How have other made this decision?
My concerns are that I don't print that often (I am a serious hobbist) but would like to have the great colors of the Epson 7900 but am concerned about their tendence to clog. I noticed that Epson has "new reduce clogging" inks. Is this really a change in inks or simply marketing hype. How serious are the problems with the Epson if left shutdown for a month or so (I live in the midwest and the winters are dry and summers humid).
Between the Canon and HP, any recommendations?
Thanks
Rich
Canon or HP: you probably can't go wrong with either of them.
Both are frugal with ink for printing and cleaning.
Canon 6100/6200 (at least were I live: Netherlands) is substantially cheaper to buy then the HP 3200, although if you need a new printhead (or 2) for the canon it is costly.

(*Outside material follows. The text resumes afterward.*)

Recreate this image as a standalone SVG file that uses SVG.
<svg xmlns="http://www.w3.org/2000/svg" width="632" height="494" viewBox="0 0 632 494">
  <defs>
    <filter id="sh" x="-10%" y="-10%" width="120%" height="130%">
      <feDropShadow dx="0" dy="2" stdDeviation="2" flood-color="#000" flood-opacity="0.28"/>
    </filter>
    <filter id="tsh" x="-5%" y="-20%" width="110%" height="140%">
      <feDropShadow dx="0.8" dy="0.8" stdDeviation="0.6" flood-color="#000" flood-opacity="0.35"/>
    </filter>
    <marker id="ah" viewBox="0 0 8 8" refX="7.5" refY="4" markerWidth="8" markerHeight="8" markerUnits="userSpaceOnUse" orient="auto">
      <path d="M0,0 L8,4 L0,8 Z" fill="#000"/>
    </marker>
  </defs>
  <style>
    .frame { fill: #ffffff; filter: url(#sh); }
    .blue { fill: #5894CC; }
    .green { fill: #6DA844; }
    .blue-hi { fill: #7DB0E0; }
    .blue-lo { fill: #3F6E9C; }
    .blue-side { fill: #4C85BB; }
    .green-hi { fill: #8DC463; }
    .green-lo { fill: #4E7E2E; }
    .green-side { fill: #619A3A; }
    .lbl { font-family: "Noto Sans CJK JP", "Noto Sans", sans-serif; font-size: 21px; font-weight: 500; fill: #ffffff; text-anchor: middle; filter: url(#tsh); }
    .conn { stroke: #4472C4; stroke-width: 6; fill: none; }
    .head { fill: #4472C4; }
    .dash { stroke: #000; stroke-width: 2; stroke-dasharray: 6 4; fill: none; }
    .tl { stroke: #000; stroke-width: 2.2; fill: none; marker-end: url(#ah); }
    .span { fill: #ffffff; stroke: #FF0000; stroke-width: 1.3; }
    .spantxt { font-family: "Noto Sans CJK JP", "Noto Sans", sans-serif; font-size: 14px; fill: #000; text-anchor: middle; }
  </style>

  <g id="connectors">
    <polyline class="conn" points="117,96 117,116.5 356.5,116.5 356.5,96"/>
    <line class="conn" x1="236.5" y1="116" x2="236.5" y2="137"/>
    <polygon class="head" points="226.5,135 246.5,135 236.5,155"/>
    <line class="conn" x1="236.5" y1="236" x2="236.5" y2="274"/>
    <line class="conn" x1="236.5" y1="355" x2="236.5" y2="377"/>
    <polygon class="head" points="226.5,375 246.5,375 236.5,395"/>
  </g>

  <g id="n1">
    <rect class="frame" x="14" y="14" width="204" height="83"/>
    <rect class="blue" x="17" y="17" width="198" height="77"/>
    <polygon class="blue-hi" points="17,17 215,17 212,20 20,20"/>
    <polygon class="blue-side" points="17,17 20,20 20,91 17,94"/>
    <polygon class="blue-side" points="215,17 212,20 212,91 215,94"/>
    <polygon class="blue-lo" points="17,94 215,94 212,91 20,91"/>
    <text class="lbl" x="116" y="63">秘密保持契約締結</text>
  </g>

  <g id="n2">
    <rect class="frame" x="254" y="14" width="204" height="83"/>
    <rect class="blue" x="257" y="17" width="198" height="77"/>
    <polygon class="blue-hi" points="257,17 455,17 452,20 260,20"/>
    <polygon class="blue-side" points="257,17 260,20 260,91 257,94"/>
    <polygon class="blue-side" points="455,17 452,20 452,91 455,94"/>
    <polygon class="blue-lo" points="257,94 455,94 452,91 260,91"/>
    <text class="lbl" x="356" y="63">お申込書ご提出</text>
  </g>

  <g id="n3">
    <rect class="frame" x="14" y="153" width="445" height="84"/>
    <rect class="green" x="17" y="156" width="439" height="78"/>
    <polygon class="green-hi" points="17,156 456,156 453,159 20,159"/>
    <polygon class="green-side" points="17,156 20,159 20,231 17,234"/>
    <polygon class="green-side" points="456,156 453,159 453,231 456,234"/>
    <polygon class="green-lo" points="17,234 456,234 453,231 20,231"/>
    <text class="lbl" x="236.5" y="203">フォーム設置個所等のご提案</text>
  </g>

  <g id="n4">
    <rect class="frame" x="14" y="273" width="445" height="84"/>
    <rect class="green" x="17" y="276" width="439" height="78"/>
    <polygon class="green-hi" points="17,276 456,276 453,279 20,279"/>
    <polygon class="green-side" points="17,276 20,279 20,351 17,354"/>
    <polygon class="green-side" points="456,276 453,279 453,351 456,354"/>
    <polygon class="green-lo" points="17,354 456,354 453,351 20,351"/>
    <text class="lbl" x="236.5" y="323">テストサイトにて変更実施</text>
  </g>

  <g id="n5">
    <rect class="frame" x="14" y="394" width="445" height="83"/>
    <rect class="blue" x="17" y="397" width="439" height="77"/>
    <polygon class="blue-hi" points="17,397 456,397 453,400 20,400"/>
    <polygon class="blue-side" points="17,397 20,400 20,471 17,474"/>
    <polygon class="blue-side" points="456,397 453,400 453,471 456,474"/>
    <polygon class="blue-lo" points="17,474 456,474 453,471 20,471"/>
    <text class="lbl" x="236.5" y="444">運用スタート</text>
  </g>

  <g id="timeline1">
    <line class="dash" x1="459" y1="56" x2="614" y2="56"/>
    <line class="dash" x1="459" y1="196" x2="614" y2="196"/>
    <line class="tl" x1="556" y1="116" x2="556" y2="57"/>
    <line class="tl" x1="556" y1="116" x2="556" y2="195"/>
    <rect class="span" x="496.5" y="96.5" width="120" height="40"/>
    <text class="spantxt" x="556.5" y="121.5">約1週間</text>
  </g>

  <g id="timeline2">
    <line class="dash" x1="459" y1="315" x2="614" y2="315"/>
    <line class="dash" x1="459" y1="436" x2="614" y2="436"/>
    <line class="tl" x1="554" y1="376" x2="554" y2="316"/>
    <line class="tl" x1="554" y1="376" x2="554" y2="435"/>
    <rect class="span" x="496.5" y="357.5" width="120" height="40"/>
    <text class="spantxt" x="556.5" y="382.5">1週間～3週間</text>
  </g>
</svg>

HP Heads are chaeper.
The HP brings the integrated profiling along, if you print on many different papers and keeps changing those papers frequently that is an advantage.

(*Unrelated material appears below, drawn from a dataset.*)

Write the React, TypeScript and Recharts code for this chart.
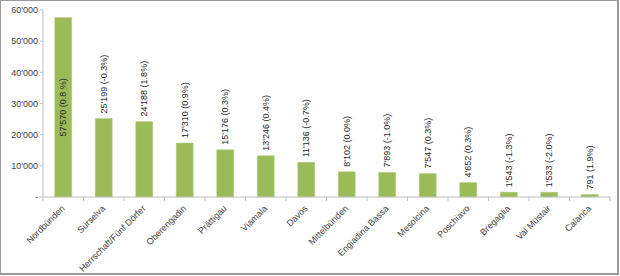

Canon has a nice Photoshop plugin to print your file. And if you not use the plugin but print thru the print dialog of PS and OS-X and you have installed the 'Extra driver kit' you can also nest multiple images on 1 paper (like a RIP often allows you to do) a nice bonus if you want to print small images on wider roll based paper. I'm not aware wether the HP software allows this too.
I opted for the canon, although the 17" model, so I had no to "worry" about the HP (only epson 3800/4880).
I leave the canon always on standby, it daily wakes up to check/clean, if you print every few days it just starts to print. However after longer periods (more than a week i guestimate) of no printing it does an nozzle check/clean. 2 days ago I printed a small test print after 3 weeks of inactivity: before it started to print it did a nozzle-check - clean - nozzle-check - clean - nozzle check cycle.
Permanentlely clogged nozzles are remapped to other nozzles, incurring some speed loss, I have not yet noticed that it started to print slower, when a certain amount of nozzles is clogged/remapped is exceeded it will error out on 'replace head'.